● Work to be completed: Could the lines from the start of the data through the line with "const years = d3.range(1900, 2019);" be set down exactly, with no pictures among them?

● Dataset excerpt:
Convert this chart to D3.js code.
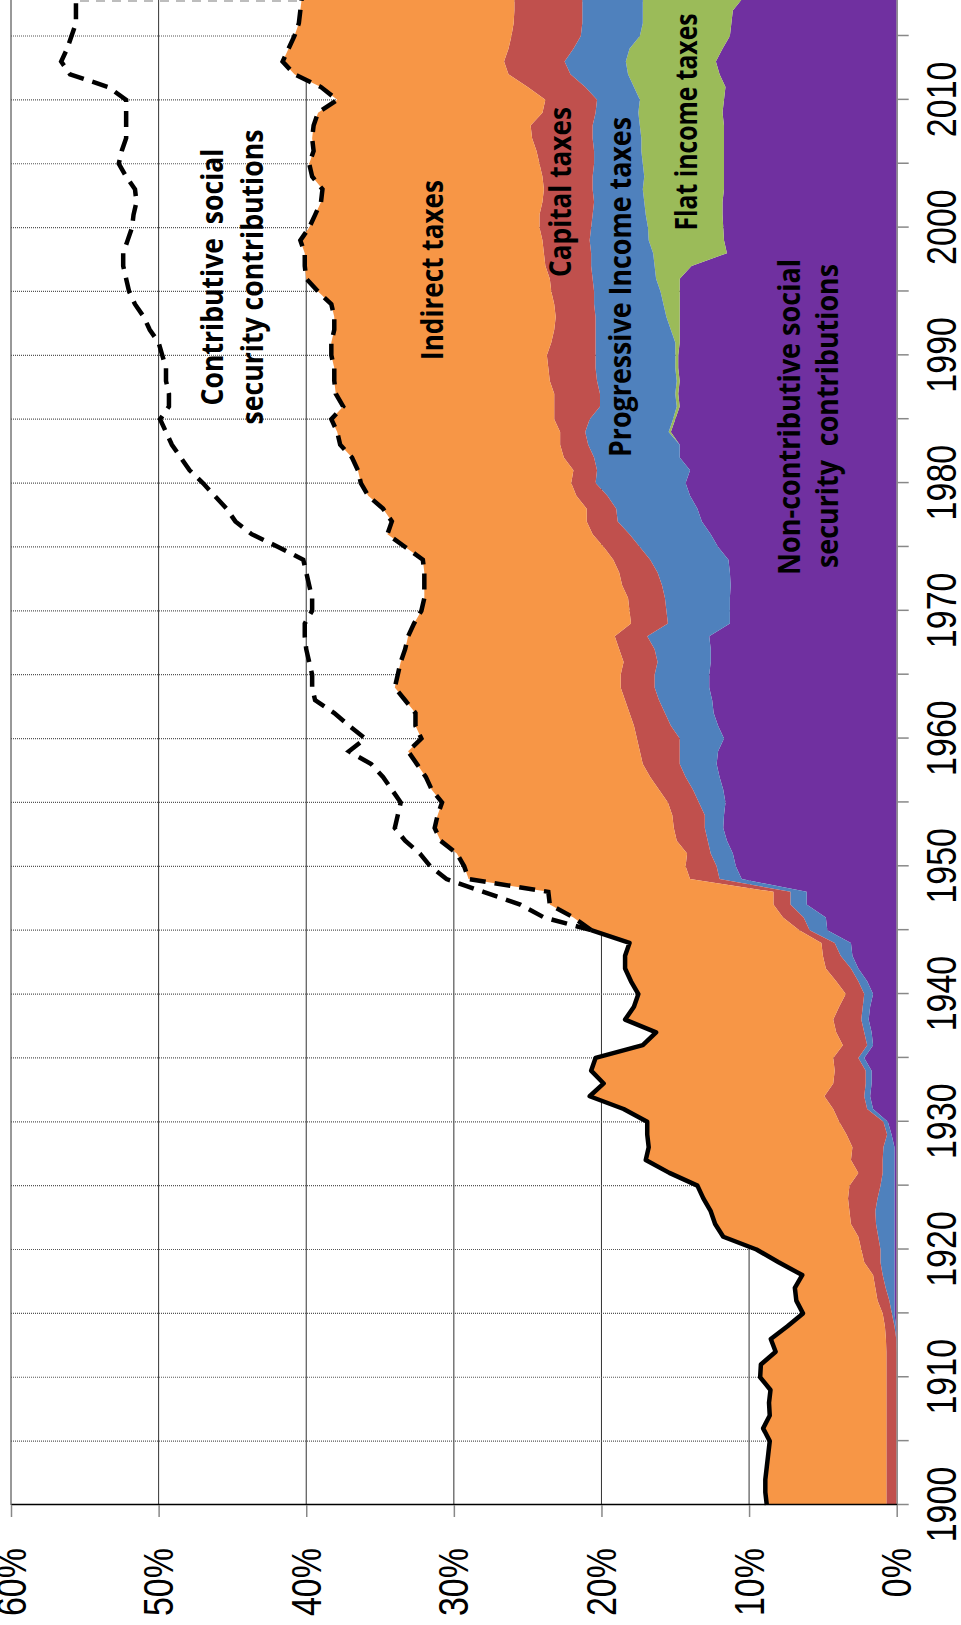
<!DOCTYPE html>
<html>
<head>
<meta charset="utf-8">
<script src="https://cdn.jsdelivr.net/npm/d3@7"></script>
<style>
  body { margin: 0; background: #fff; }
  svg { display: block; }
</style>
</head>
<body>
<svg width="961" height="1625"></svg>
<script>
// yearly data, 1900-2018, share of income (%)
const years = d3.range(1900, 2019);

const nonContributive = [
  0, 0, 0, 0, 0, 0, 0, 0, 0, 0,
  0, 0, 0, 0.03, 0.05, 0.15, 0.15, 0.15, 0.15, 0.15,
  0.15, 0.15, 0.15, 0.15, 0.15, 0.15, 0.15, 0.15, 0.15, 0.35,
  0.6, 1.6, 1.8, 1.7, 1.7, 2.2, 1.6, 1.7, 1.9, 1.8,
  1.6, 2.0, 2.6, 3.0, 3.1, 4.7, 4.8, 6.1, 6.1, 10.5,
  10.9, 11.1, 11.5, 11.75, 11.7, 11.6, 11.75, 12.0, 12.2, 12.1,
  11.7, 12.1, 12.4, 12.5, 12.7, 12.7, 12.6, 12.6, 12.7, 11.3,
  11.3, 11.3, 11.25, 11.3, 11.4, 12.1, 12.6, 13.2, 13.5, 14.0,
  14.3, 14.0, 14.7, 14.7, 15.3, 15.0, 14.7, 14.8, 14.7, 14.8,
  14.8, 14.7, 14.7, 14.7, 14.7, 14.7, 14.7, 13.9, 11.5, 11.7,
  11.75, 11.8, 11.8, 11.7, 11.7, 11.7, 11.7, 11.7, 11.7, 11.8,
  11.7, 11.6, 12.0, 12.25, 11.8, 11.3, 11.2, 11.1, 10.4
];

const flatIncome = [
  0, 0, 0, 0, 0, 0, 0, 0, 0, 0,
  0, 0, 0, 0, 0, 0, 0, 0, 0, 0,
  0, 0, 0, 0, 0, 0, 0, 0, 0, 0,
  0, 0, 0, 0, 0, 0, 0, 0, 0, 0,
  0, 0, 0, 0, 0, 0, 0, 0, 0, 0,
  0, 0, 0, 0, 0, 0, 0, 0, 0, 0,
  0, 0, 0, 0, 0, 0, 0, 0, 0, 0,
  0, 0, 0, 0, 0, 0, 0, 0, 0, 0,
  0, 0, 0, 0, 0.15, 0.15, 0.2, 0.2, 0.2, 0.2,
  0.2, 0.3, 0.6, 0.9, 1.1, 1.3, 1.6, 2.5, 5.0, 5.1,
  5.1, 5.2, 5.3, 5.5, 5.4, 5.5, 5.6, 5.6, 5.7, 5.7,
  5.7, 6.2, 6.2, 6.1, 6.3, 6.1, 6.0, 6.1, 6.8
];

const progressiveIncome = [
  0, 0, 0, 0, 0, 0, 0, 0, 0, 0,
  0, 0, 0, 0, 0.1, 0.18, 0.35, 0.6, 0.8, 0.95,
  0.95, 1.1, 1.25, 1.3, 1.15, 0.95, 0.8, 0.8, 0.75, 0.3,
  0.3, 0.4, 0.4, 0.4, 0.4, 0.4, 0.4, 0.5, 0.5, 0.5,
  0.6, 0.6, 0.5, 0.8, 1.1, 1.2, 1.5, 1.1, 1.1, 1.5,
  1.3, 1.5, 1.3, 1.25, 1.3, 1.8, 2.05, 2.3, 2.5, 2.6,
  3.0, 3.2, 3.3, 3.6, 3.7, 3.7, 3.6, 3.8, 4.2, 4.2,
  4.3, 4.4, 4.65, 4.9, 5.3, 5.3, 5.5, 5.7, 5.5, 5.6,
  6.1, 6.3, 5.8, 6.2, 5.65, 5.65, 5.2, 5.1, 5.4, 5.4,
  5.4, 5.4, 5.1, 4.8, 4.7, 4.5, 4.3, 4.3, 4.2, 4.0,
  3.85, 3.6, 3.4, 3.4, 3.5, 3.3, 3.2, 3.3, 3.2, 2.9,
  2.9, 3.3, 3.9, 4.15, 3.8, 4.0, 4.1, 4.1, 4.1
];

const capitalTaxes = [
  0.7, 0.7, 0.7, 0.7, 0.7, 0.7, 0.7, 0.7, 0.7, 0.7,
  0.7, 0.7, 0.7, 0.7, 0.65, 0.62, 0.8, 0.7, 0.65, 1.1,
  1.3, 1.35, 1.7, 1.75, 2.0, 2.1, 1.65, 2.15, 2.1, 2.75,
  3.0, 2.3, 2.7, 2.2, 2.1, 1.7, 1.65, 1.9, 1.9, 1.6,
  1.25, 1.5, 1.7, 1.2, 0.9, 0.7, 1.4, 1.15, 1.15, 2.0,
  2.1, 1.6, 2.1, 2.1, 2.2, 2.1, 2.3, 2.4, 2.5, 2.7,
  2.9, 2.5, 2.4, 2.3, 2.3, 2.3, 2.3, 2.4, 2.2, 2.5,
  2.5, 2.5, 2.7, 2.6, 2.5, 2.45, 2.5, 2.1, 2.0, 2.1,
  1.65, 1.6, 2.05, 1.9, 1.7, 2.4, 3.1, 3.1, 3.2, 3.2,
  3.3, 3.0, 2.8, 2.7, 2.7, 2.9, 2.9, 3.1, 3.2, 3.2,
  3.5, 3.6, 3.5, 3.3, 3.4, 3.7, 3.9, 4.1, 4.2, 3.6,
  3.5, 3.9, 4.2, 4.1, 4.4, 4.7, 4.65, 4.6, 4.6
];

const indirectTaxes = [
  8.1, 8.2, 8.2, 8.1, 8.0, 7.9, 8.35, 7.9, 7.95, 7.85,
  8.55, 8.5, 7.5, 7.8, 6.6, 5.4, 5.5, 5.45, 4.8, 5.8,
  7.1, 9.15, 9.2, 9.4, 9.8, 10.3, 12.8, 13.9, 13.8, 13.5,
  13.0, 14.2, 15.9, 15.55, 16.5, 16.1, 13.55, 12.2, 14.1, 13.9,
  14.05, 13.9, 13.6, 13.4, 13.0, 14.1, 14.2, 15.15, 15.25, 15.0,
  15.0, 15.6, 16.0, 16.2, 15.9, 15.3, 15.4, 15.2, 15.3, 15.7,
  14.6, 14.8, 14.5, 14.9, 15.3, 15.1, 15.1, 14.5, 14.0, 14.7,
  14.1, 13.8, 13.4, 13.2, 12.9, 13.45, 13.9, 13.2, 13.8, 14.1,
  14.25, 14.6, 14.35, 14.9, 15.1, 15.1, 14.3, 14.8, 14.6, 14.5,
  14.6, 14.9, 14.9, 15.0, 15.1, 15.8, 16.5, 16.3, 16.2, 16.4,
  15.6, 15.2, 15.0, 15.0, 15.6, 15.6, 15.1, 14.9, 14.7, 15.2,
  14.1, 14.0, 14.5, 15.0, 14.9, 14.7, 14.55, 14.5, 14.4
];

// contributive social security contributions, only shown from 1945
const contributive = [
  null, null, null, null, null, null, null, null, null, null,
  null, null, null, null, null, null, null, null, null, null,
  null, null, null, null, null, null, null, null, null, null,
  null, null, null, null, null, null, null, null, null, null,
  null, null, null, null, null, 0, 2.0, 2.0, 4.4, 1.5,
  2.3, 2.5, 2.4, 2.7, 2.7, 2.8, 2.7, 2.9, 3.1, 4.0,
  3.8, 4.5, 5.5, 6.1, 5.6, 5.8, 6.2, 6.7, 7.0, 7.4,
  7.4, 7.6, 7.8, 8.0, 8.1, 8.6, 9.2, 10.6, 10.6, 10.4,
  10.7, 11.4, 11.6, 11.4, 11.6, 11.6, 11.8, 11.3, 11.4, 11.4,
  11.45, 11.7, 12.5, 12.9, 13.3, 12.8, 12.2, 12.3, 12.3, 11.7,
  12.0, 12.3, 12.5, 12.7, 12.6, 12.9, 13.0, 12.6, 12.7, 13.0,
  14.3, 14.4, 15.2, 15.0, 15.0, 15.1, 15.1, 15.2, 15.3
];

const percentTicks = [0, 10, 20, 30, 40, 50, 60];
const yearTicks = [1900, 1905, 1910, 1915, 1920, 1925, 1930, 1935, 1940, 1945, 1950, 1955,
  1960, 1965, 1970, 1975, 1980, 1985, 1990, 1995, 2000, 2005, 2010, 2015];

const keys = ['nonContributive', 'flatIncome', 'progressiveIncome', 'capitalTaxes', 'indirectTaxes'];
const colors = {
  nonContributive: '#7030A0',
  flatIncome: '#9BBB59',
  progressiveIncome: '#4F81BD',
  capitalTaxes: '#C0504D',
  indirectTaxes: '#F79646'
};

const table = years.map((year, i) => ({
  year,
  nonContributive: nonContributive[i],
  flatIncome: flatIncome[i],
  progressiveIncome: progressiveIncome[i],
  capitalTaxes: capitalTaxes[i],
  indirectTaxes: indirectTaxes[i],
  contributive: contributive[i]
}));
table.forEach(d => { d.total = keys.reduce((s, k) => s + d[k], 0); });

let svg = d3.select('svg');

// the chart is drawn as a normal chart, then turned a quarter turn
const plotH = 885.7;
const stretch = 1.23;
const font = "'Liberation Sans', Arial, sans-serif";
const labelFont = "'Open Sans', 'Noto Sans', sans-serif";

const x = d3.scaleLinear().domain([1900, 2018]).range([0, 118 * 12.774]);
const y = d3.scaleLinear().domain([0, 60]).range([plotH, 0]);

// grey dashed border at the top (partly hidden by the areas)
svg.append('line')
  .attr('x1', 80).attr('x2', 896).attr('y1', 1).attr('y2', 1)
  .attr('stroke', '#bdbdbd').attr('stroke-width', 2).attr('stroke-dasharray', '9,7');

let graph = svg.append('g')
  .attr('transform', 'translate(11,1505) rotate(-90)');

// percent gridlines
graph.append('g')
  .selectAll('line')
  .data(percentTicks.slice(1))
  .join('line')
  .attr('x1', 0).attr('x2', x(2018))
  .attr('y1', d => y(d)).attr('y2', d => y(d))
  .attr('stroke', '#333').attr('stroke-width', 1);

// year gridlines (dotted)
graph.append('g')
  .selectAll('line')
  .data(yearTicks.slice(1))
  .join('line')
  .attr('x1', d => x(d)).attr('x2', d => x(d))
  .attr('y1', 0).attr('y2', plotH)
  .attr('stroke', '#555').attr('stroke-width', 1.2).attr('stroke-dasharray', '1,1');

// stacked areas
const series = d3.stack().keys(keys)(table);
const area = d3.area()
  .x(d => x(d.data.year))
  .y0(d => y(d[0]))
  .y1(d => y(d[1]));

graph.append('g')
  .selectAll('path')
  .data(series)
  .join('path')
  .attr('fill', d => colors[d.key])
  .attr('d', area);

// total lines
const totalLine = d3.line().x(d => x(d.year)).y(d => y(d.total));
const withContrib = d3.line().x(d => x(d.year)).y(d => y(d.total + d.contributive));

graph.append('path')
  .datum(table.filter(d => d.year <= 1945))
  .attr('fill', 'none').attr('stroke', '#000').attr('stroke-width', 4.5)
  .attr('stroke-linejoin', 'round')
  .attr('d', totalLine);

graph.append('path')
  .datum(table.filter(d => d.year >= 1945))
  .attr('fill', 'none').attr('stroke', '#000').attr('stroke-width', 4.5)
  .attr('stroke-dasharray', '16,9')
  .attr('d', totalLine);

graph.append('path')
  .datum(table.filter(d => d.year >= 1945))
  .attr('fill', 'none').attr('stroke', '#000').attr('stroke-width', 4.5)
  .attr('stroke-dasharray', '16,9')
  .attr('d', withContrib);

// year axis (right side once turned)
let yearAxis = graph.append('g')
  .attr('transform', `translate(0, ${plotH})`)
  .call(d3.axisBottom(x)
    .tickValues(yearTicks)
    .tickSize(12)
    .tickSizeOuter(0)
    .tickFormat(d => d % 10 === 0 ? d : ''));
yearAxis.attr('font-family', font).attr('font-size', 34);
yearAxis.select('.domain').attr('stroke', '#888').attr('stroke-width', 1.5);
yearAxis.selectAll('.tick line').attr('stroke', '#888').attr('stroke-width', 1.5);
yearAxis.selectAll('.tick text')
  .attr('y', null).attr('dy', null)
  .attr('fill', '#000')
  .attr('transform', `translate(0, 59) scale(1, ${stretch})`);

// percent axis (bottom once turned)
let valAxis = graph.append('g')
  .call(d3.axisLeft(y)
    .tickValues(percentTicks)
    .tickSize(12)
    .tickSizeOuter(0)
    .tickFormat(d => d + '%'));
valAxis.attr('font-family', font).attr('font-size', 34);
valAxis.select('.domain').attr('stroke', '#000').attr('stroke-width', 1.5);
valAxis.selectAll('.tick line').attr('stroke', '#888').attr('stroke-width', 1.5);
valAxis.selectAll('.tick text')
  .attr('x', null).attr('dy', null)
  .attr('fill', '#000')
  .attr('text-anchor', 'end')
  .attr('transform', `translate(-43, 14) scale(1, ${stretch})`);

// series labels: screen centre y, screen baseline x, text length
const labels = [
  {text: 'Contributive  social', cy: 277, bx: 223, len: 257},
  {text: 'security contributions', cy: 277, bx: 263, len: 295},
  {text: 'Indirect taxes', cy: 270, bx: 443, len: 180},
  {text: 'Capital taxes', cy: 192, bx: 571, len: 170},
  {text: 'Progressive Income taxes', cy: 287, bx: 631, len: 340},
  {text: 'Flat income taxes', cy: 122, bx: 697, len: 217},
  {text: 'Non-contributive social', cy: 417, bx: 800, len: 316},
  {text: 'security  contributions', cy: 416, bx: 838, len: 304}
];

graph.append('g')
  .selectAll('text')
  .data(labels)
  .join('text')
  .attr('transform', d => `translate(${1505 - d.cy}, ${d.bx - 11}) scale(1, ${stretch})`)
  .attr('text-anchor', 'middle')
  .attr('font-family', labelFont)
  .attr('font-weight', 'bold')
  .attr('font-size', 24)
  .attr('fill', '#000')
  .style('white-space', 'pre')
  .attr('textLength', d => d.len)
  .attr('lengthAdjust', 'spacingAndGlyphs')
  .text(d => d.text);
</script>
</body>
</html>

● Solution to this task:
Convert this chart to D3.js code.
<!DOCTYPE html>
<html>
<head>
<meta charset="utf-8">
<script src="https://cdn.jsdelivr.net/npm/d3@7"></script>
<style>
  body { margin: 0; background: #fff; }
  svg { display: block; }
</style>
</head>
<body>
<svg width="961" height="1625"></svg>
<script>
// yearly data, 1900-2018, share of income (%)
const years = d3.range(1900, 2019);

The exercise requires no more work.